И нередко во время этих застолий наступал эффект отстранения. Какой-то частью ума и души ты еще был погружен во всю эту суету-беготню, что кипела вокруг, — а отчасти смотрел на все уже как бы со стороны. Это тоже, конечно, было вызвано спиртом. Он, как ракетное топливо, приподнимал тебя над реальностью и выводил на орбиту, с которой ты мог наблюдать происходящее — уже будучи не всецело в него погруженным, но способным и на отстраненное созерцание. Недаром латинское spiritus означает «дух»; а дух и есть то, что уже не всецело зависит от конкретно-материального, а способно над ним воспарить.

Тем, кому доводилось пить чистый спирт (то есть большинству моих сверстников-медиков), знаком и еще один, отдаленный во времени интересный эффект. Стоит наутро, в состоянии похмельного «сушняка», выпить кружку воды — как опять начинаешь хмелеть. То есть действие спирта распространяется даже на воду и заряжает ее небывалыми ранее свойствами. Вот что делает spiritus, этот жидкий огонь: тот, которым мы грелись когда-то, который кого-то из нас опалил, но без которого не вспоминается молодость — и хирургия.

Суета


Один из наших профессоров хирургии говаривал: «Запомните, юноши: мужчину губит не работа, а суета».

Уж если в обычной жизни ее, суеты, предостаточно — то тем более хватает ее в больнице. Порой кажется, все только и делают, что суетятся: куда-то бегут, второпях разговаривают по телефону, на ходу бросают реплики больным, пытающимся что-то спросить (а смысл этих реплик: «Отвяжись — сейчас не до тебя!»), спешно перелистывают истории болезней, пытаясь найти нужный анализ — а пока ищут, забывают о том, что искали, потому что будут отвлечены или больным, заглянувшим в дверь, или вопросом коллеги.
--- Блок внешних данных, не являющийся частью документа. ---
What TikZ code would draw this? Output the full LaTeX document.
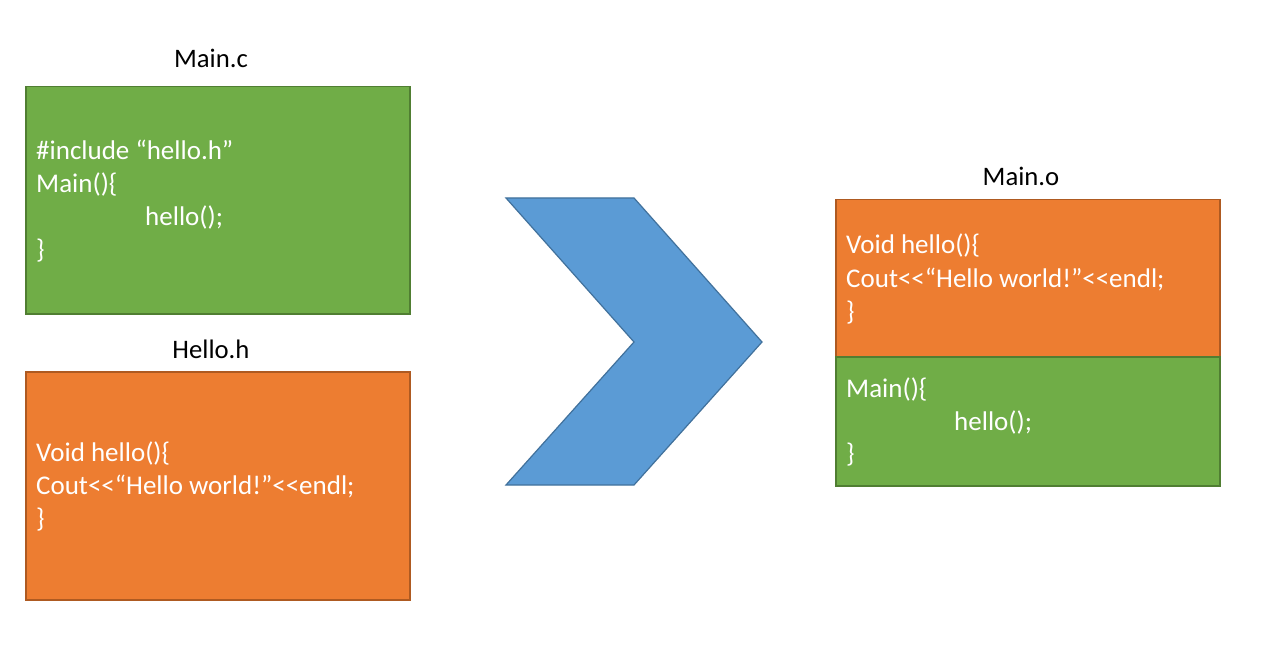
\documentclass[tikz,border=0pt]{standalone}
\usepackage{fontspec}
\setmainfont{Carlito}[Ligatures=ResetAll]
\definecolor{gfill}{HTML}{70AD47}
\definecolor{gline}{HTML}{507E32}
\definecolor{ofill}{HTML}{ED7D31}
\definecolor{oline}{HTML}{AE5A21}
\definecolor{bfill}{HTML}{5B9BD5}
\definecolor{bline}{HTML}{41719C}
\begin{document}
\begin{tikzpicture}[x=1pt,y=-1pt,
  gbox/.style={draw=gline,fill=gfill,line width=1.5pt,rectangle,inner sep=0pt,anchor=north west},
  obox/.style={draw=oline,fill=ofill,line width=1.5pt,rectangle,inner sep=0pt,anchor=north west},
  code/.style={text=white,font=\fontsize{27}{32}\selectfont,inner sep=0pt,anchor=base west},
  ttl/.style={text=black,font=\fontsize{26.7}{32}\selectfont,inner sep=0pt,anchor=base}]
\useasboundingbox[fill=white] (0,0) rectangle (1266,655);
% Main.c
\node[ttl] (tmainc) at (211,68) {Main.c};
\node[gbox,minimum width=384,minimum height=227] (mainc) at (25,86) {};
\node[code] (c1) at (36,160) {\#include “hello.h”};
\node[code] (c2) at (36,193) {Main()\{};
\node[code] (c3) at (145,225.5) {hello();};
\node[code] (c4) at (36,258.5) {\}};
% Hello.h
\node[ttl] (thelloh) at (211,358) {Hello.h};
\node[obox,minimum width=384,minimum height=228] (helloh) at (25,371) {};
\node[code] (h1) at (36,461.5) {Void hello()\{};
\node[code] (h2) at (36,494.5) {Cout<{}<“Hello world!”<{}<endl;};
\node[code] (h3) at (36,527.5) {\}};
% chevron
\draw[draw=bline,fill=bfill,line width=1.2pt,line join=miter]
  (506,198) -- (634,198) -- (762,342) -- (634,485) -- (506,485) -- (634,342) -- cycle;
% Main.o
\node[ttl] (tmaino) at (1021,186) {Main.o};
\node[obox,minimum width=384,minimum height=157] (maino1) at (835,199) {};
\node[gbox,minimum width=384,minimum height=129] (maino2) at (835,356) {};
\node[code] (o1) at (846,253.5) {Void hello()\{};
\node[code] (o2) at (846,287) {Cout<{}<“Hello world!”<{}<endl;};
\node[code] (o3) at (846,320) {\}};
\node[code] (o4) at (846,397.5) {Main()\{};
\node[code] (o5) at (954,430) {hello();};
\node[code] (o6) at (846,462.5) {\}};
\end{tikzpicture}
\end{document}
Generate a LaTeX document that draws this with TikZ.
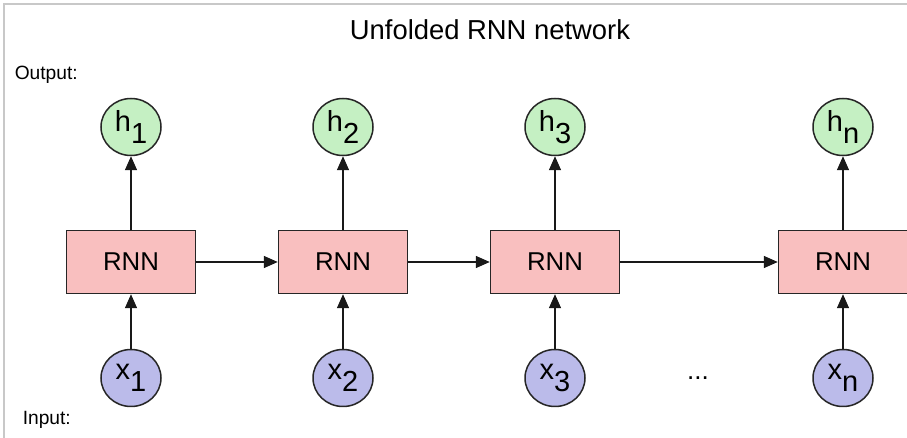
\documentclass[tikz,border=0pt]{standalone}
\usepackage{fontspec}
\setmainfont{Liberation Sans}
\usetikzlibrary{arrows.meta,shapes.geometric,positioning}

\definecolor{cellpink}{HTML}{F9BFBF}
\definecolor{outgreen}{HTML}{C5F0C3}
\definecolor{inblue}{HTML}{BBBBEA}
\definecolor{framegray}{HTML}{C8C8C8}

% subscript set at full size, just dropped below the baseline
\newcommand{\lowsub}[1]{\raisebox{-0.4em}{#1}}

\begin{document}
\begin{tikzpicture}[
  x=0.5pt, y=-0.5pt,
  line width=0.75pt,
  % one RNN cell of the unrolled chain
  cell/.style={draw=black!85,fill=cellpink,minimum width=64.5pt,minimum height=31.5pt,
               inner sep=0pt,font=\fontsize{12.9}{14}\selectfont},
  % round units for inputs and outputs
  unit/.style={ellipse,draw=black!85,minimum width=30pt,minimum height=28.5pt,
               inner sep=0pt,font=\fontsize{14.5}{16}\selectfont},
  outunit/.style={unit,fill=outgreen},
  inunit/.style={unit,fill=inblue},
  flow/.style={-{Triangle[length=7pt,width=6pt]},black!90},
  lbl/.style={anchor=west,inner sep=0pt,font=\fontsize{9.6}{11}\selectfont},
]

%--- rows --------------------------------------------------------------------
\def\yout{127}     % output units h_t
\def\ycell{262}    % RNN cells
\def\yin{378}      % input units x_t

\useasboundingbox (0,0) rectangle (907,438);
\draw[framegray,line width=1pt] (4,438) -- (4,4) -- (907,4);

%--- headings ----------------------------------------------------------------
\node[font=\fontsize{13.7}{16}\selectfont] (title) at (490,30) {Unfolded RNN network};
\node[lbl] (outlbl) at (14,75) {Output:};
\node[lbl] (inlbl) at (22,420) {Input:};

%--- one column per time step ------------------------------------------------
\foreach \x/\t in {131/1, 343/2, 555/3, 843/n} {
  \node[cell] (c\t) at (\x,\ycell) {RNN};
  \node[outunit] (h\t) at (\x,\yout) {h\lowsub{\t}};
  \node[inunit] (x\t) at (\x,\yin) {x\lowsub{\t}};
  \draw[flow] (x\t) -- (c\t);
  \draw[flow] (c\t) -- (h\t);
}

%--- hidden state passed along the chain -------------------------------------
\foreach \a/\b in {1/2, 2/3, 3/n}
  \draw[flow] (c\a) -- (c\b);

\node[font=\fontsize{13}{15}\selectfont] (dots) at (698,378) {...};

\end{tikzpicture}
\end{document}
Даже и непонятно: кто и зачем задает такой бешеный темп работы и жизни? Умом понимаешь, что это нехорошо, что надо бы остановиться и делать все вдумчиво, основательно и неторопливо — ведь мы занимаемся вовсе не пустяками, — но трудно, почти невозможно жить, говорить, думать медленнее, чем это делают все, кто тебя окружает: трудно не разделить с больницей ее суету. Тебя словно подхватывает потоком — несет, крутит, бьет о подводные камни, — и думаешь только о том, как бы держать голову на поверхности и не нахлебаться воды. И скоро тебя самого так заводит и возбуждает эта больничная гонка, что в ином ритме ты уже не можешь существовать. Тебя раздражает и злит уже не сама суета — а те задержки и паузы, что время от времени случаются в ней.